▸ STATED GOAL: Copy from the first line below down to and including the line with "import plotly.graph_objects as go". Skip the pictures.

▸ INFORMATION SHOWN:
***
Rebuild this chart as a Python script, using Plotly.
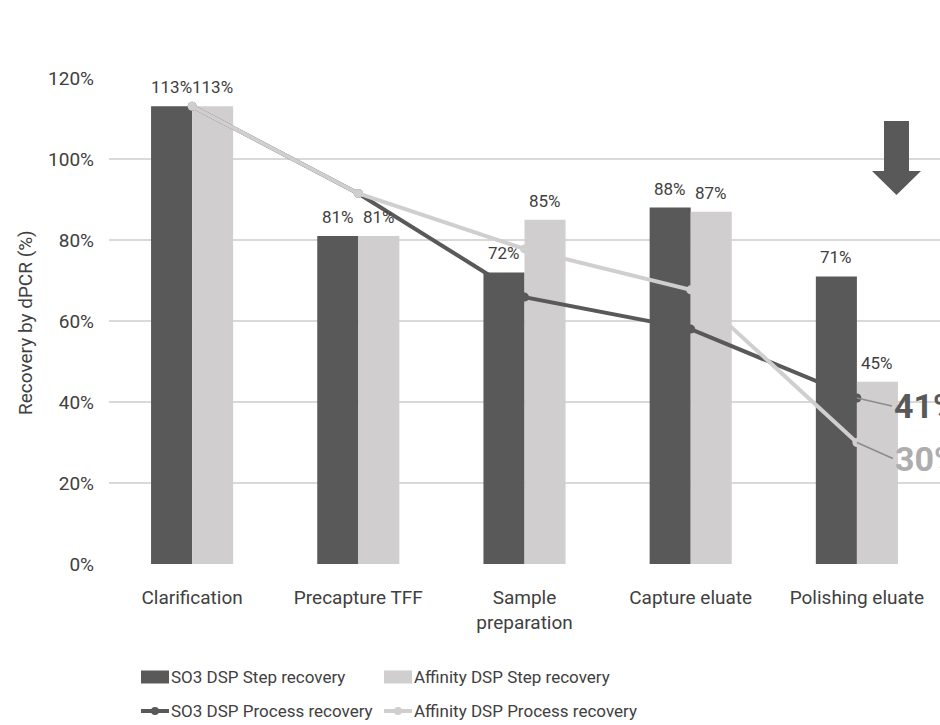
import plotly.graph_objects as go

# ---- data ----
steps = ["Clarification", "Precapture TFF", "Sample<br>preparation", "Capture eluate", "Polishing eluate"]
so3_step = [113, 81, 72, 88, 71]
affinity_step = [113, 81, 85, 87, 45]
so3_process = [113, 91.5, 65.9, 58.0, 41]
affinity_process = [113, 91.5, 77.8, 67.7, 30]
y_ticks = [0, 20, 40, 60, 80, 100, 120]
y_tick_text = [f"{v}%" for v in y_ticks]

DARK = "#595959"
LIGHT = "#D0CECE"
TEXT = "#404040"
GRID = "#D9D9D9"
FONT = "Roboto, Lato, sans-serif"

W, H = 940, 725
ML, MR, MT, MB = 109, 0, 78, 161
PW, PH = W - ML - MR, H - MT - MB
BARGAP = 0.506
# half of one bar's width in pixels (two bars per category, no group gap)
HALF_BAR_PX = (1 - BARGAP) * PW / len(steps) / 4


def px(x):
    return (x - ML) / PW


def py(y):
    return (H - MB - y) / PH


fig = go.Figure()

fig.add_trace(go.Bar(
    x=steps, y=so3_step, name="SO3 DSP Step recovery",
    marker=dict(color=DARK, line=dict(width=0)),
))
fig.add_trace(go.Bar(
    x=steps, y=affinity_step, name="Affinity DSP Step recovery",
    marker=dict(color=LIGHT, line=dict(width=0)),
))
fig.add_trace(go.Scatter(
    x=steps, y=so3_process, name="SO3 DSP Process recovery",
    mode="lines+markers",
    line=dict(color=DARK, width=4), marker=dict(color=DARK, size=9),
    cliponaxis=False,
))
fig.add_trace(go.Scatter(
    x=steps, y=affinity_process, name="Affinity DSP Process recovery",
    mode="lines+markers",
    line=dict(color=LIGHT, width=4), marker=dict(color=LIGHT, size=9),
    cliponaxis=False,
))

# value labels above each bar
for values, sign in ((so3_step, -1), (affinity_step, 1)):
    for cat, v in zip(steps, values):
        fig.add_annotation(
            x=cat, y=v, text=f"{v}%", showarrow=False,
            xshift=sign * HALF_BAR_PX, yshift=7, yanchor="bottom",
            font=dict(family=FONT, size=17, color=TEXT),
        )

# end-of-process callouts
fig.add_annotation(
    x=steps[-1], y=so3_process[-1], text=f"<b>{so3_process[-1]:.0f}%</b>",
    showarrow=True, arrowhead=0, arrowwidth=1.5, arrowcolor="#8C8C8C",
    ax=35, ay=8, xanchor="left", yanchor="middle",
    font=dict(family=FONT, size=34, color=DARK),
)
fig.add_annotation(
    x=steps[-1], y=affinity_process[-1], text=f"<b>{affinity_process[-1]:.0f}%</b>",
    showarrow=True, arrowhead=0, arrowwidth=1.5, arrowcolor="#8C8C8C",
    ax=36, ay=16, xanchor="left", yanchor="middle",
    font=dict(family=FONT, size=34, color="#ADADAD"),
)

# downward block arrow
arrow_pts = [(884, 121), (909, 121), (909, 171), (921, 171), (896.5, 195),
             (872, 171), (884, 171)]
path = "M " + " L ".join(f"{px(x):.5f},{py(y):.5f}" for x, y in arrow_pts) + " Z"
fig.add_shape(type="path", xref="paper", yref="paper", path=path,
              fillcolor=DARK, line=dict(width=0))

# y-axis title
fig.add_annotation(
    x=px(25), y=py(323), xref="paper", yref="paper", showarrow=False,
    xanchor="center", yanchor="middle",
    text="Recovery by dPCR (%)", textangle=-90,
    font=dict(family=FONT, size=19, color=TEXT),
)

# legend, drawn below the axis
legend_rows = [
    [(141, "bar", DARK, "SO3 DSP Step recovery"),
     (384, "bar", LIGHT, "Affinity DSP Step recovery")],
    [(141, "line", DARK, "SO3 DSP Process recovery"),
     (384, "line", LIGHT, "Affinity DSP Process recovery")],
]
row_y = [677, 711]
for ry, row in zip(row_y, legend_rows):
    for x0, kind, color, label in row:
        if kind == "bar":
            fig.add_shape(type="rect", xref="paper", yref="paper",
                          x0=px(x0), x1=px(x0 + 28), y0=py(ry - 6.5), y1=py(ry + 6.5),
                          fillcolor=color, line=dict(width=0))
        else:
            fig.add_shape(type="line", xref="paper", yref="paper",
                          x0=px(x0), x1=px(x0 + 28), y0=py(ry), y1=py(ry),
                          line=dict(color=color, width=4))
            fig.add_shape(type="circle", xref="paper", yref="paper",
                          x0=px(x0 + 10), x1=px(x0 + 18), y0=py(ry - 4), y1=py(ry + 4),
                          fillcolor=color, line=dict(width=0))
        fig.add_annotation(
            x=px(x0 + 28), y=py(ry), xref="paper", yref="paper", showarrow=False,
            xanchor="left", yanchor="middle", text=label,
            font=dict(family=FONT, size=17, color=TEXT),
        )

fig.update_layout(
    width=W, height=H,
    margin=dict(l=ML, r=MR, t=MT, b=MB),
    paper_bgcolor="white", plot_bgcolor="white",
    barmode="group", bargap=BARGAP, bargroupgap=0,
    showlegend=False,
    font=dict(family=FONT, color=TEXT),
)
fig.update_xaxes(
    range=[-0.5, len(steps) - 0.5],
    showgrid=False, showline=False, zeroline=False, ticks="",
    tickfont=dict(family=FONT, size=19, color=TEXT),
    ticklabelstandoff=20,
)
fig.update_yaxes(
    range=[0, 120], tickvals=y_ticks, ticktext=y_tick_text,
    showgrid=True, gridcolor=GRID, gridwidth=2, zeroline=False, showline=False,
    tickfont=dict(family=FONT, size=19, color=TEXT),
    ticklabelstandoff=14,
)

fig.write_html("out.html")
***
▸ ANSWER TO THE PROBLEM:
Rebuild this chart as a Python script, using Plotly.
import plotly.graph_objects as go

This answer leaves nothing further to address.